Mags

It’s at least twice a week that I hear, “Thomas, what are your favorite magazines?” And after a wild magazine buying spree over the last week, I’ve got some new titles to add to the old standbys.

Topic: A really nice quarterly that delves into one particular, well, topic. Last issue it was “families,” two issues ago, “food.” Great writing.

Maisonneuve: A stellar Canadian mag that neighbor Stefene turned me onto a few issues back, when it featured a phenomenal story on the East Side, of all things; same edition had a riveting story on the late heavyweight fighter, Jerry Quarry. Every issue’s a read-through, from cover-to-cover. Gotta love Canadians.

Paste: Solid music mag for old folks like me, with a nice compilation DVD and compilation CD in each issue. I’ve been turned onto a healthy dose of new stuff through those. Also some film coverage, as well as books and new media.

Kitchen Sink: Oakland-based and a newie-to-me, which Andrea just sent along. Found an issue at the Borders in Brentwood. (D’oh.) Wide variety of stuff for “people who think too much.”

The Big Takeover: A longstanding favorite for new music, with about two issues a year. Since it takes a good couple months to read each, that’s not a bad thing.

Devil in the Woods: Not a bad pop music title.
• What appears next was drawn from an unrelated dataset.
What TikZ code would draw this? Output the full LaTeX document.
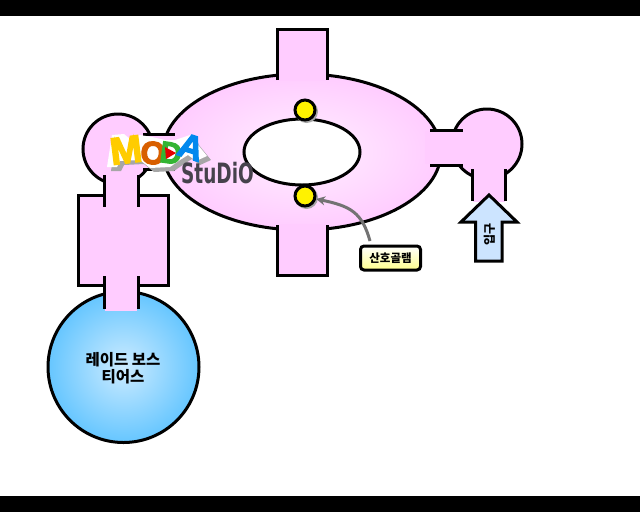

Picked up issue #20 in the aforementioned, guilty, quite large Borders buy. The site’s got some decent music for sale, too, including a Denali live CD. Tasty. Like every third mag in the music section this week, Sleater-Kinney is featured on the cover.

The Nation: Of course. So much added web content!

Jim Shrewsbury on The Wire

The President of the St. Louis Board of Aldermen, Jim Shrewsbury, will be our guest on The Wire tonight, 7:30-8:00 p.m. Lots of possible talking points, including the suit involving Marcia Behrendt and Roger Plackemeier, the amusement tax on local sports teams, the reorganization of NSOs and an update on the “animal house” fundraising efforts. Do tune in.

Misc. vol. 1

For those who’ve not seen the Sauce column, I took on the monthly “Noteworthy” feature over about four issues back. They’re now posted online and here’s the latest

Just wrote about a funky little place called the Francois Cognac and Cigar Bar, this time for the P-D…

Added a couple links this week, too:

Dylan Hassinger, a student of mine at Webster U. last term and host of the KDHX late-night/early-morning show “Good Times,” is now publishing a blog about City issues and events. It’s called progressivestl.com. It’s off to a good start and I look forward to seeing more…

Also dropped in the blog of my favorite cereal dealer, Shannon McGinn

And since there was a KDHX note above, should note that Jeannette Batz Cooperman, the new editor of St. Louis Magazine, will be our guest on “The Wire” this Monday night at 7:30 p.m….

Think that covers it for now.

48 Hour Film Project

Yesterday, I was lucky enough to take part in a shoot for the 48 Hour Film Project, as part of writer/director Bill Boll’s “Flaming Deconstuctionists” team. The genre was “cop/detective” and the location was the Hi-Pointe Cafe; to be honest, I have no idea what the mandatory line, prop and character may’ve been, though all of that will be revealed later this week. Doug Whyte of KDHX-TV came by, as well, shooting part of the “making-of” documentary that’ll air at Wednesday’s screening at the Pageant.

At the beginning of the session, the upstairs barroom was flooded by bright, summer sunlight, but a major rainstorm rolled into town about three-quarters of the way through. It was a moment to feel at least a touch of sympathy to all the groups doing exterior shots at the same time, even as the Hi-Pointe ceiling began sprouting numerous leaks, including one that was dripping right next to the camera and onto assistant director and co-writer Adam Hackbarth.

Though the case had a number of talented local actors and crew members (Emily Haack of Wicked Pixel underground film fame; Devin Baker, whom I’ve known from many local bands over the past decade; Joe Hanrahan, Jackie Niebylski and Eve Abaray among others), the biggest pleasure was playing opposite Michael Bowdern, who’s currently a cast member in the Magic Smoking Monkey’s “Glen or Glenda.” I’ve been a fan of his for the past few years and getting to share some time with him at the Hi-Pointe’s bar was an unexpected treat.

Oh, yeah, got two lines along the way, as suit-wearing “Agent #2”:

“We couldn’t hear anything.”
-&-
“No, this guy’s dirty.”

Fun day. Curious to see the end result.

"Pull the string!"

For those who enjoy low-brow live theatre – and we know who we are – the Magic Smoking Moneky Theatre’s current production of “Glen or Glenda” is well worth the trip to the Regional Arts Commission’s ground-floor venue. Very amusing turns from a number of performers, though Michael Bowdern’s stint as the Devil might be the funniest five-minutes of comedy you’ll see on a local stage this year. Highly recommended.